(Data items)
◆ ◆ ◆

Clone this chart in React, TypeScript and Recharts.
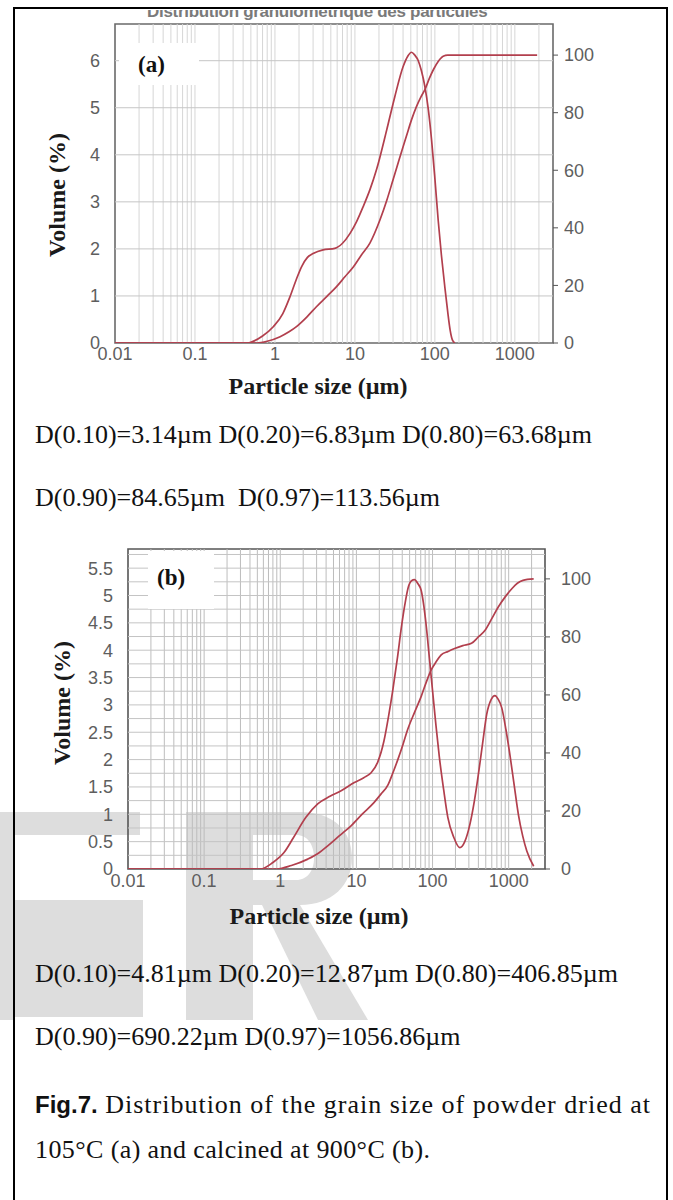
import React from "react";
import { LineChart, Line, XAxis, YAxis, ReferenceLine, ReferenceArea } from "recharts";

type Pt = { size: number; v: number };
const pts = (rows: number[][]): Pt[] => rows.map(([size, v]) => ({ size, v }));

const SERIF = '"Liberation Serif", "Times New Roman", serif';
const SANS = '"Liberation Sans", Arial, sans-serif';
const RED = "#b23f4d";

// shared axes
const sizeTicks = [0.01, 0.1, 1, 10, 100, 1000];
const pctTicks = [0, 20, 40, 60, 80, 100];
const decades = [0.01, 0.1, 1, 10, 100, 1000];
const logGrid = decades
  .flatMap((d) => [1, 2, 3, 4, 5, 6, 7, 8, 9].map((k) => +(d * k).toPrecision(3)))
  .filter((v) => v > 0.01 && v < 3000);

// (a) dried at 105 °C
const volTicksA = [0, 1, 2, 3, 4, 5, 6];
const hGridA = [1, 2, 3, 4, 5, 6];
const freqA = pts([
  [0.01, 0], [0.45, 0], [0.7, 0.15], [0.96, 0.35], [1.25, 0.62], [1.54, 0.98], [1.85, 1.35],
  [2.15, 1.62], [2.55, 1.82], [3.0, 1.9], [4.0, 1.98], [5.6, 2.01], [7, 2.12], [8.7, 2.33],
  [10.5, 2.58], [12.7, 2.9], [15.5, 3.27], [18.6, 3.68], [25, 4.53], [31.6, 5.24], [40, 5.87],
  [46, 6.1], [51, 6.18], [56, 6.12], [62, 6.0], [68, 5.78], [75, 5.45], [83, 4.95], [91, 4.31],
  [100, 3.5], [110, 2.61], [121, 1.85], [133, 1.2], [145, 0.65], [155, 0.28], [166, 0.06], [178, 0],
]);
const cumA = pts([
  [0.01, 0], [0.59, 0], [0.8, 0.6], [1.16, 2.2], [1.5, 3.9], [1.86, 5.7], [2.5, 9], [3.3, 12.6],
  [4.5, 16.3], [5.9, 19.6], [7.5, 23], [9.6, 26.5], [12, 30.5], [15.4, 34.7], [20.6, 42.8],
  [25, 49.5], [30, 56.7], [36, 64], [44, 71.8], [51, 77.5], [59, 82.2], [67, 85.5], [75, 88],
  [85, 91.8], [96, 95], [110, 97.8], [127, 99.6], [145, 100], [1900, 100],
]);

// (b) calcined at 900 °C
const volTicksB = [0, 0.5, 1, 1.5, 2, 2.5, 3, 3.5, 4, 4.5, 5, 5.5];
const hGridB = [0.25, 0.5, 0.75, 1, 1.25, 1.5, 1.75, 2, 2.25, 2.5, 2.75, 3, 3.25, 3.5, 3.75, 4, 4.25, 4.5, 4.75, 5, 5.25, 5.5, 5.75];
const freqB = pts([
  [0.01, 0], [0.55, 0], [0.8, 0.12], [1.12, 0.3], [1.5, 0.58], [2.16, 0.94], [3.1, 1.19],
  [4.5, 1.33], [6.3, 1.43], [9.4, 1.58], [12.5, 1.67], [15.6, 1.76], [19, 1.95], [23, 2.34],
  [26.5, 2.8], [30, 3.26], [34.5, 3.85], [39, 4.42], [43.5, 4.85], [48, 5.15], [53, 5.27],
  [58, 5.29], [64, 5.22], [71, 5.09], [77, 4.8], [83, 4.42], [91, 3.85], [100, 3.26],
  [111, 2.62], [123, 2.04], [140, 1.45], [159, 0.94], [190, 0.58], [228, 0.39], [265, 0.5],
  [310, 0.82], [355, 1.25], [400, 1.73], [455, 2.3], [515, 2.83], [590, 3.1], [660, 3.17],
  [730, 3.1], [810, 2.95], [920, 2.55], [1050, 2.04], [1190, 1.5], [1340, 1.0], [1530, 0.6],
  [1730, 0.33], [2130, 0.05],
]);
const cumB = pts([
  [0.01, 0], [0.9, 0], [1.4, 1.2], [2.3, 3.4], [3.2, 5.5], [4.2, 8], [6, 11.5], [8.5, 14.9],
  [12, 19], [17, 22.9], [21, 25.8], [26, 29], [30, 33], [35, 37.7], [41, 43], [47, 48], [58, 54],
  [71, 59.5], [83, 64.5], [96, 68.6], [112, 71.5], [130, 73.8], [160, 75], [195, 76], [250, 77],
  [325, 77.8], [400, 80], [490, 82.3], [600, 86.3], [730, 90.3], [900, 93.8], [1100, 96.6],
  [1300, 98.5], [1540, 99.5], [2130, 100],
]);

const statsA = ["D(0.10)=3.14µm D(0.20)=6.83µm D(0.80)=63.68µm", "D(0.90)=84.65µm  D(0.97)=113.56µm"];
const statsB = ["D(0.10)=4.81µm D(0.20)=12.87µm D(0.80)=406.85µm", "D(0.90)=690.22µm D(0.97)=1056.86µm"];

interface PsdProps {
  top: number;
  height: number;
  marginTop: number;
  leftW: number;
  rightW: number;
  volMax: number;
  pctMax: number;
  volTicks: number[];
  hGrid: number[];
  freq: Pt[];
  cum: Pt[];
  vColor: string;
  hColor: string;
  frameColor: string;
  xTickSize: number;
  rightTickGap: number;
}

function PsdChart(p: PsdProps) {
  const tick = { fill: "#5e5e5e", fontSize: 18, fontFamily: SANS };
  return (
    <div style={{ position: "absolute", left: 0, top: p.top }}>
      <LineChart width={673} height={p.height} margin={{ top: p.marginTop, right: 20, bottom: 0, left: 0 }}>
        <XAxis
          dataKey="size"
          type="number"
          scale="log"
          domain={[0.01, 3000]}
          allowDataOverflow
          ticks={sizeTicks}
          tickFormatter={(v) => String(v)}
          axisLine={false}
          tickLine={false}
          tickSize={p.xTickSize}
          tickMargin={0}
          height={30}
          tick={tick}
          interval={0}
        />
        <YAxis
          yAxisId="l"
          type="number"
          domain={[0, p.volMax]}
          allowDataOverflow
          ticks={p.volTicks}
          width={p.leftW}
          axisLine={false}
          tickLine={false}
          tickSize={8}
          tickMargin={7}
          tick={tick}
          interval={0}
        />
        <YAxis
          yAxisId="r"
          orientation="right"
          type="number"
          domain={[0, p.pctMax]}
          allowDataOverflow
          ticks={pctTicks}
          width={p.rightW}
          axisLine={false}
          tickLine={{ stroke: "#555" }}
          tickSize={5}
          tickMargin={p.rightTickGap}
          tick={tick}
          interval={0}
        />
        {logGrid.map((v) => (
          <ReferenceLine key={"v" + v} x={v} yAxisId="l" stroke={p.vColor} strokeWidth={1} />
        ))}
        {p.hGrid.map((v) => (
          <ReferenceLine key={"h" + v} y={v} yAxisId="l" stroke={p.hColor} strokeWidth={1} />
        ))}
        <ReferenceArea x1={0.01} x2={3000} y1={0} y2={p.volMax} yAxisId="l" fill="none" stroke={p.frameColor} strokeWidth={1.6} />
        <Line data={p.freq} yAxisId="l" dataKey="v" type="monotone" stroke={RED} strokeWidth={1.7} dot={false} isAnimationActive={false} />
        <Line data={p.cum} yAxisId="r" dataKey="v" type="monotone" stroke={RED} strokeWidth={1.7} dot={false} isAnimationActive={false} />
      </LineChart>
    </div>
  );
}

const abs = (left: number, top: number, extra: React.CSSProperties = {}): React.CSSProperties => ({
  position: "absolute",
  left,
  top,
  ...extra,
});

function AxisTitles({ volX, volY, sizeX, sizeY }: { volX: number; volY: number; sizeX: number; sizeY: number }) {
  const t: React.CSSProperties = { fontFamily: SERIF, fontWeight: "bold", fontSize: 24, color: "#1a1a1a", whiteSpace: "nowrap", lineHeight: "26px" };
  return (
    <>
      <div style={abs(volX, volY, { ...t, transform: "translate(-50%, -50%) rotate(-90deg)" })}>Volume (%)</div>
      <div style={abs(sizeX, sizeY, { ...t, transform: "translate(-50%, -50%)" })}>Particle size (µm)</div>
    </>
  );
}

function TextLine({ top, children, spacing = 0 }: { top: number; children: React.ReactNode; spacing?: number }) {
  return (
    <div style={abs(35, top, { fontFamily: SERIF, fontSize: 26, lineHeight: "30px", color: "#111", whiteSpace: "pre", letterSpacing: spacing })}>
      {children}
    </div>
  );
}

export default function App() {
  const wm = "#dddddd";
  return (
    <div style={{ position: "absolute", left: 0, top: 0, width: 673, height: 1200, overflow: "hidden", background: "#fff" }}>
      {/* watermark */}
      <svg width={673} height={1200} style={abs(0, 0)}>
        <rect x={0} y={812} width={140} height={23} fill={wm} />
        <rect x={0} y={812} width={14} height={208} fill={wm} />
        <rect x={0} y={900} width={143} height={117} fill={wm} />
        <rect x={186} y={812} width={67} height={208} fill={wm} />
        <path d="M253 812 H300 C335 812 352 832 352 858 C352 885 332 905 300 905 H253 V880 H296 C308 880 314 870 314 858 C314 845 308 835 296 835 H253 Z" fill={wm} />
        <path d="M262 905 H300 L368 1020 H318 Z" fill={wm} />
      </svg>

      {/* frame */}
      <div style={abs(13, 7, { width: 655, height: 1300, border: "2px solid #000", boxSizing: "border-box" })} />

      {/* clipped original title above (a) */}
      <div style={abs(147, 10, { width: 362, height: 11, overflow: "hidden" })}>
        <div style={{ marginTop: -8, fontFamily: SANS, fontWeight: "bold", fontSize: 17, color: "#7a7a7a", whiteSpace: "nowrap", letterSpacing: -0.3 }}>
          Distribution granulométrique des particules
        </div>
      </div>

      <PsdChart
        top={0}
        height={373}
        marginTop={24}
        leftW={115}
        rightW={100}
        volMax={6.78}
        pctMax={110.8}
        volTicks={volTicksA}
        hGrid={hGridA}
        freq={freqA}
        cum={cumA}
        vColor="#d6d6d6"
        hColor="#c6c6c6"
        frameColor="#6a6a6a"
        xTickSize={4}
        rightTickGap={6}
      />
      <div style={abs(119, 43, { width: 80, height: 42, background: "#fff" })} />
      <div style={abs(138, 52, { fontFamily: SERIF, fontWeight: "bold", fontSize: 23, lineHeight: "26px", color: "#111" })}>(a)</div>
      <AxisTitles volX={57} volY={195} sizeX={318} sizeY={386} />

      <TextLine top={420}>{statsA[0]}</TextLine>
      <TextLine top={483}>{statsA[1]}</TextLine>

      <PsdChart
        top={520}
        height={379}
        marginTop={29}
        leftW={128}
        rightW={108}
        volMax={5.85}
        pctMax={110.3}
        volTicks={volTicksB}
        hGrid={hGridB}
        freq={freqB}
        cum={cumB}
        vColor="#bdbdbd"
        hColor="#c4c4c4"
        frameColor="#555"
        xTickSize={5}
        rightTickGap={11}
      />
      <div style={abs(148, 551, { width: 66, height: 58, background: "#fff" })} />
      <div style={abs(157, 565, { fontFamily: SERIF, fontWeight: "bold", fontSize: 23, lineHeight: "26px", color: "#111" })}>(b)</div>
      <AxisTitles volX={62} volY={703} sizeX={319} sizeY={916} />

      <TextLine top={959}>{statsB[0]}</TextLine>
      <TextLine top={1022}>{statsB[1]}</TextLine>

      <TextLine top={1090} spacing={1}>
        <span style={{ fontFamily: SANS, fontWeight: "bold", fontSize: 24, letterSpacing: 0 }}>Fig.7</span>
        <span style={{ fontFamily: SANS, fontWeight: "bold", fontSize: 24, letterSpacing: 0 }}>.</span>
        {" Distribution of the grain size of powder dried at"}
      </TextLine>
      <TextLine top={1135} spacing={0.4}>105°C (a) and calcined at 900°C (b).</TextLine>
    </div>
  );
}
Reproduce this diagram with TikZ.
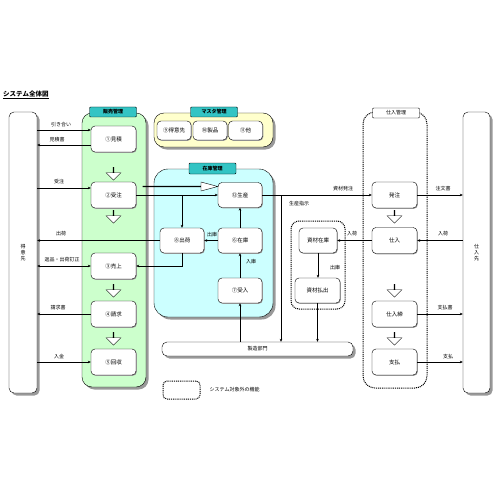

◆ ◆ ◆

### TASK INSTRUCTIONS
Return the lines exactly as they stand, from the start of the entries through the line holding "0.01 && v < 3000);"; omit the pictures.

### OUTPUT FOR THIS EXERCISE
Clone this chart in React, TypeScript and Recharts.
import React from "react";
import { LineChart, Line, XAxis, YAxis, ReferenceLine, ReferenceArea } from "recharts";

type Pt = { size: number; v: number };
const pts = (rows: number[][]): Pt[] => rows.map(([size, v]) => ({ size, v }));

const SERIF = '"Liberation Serif", "Times New Roman", serif';
const SANS = '"Liberation Sans", Arial, sans-serif';
const RED = "#b23f4d";

// shared axes
const sizeTicks = [0.01, 0.1, 1, 10, 100, 1000];
const pctTicks = [0, 20, 40, 60, 80, 100];
const decades = [0.01, 0.1, 1, 10, 100, 1000];
const logGrid = decades
  .flatMap((d) => [1, 2, 3, 4, 5, 6, 7, 8, 9].map((k) => +(d * k).toPrecision(3)))
  .filter((v) => v > 0.01 && v < 3000);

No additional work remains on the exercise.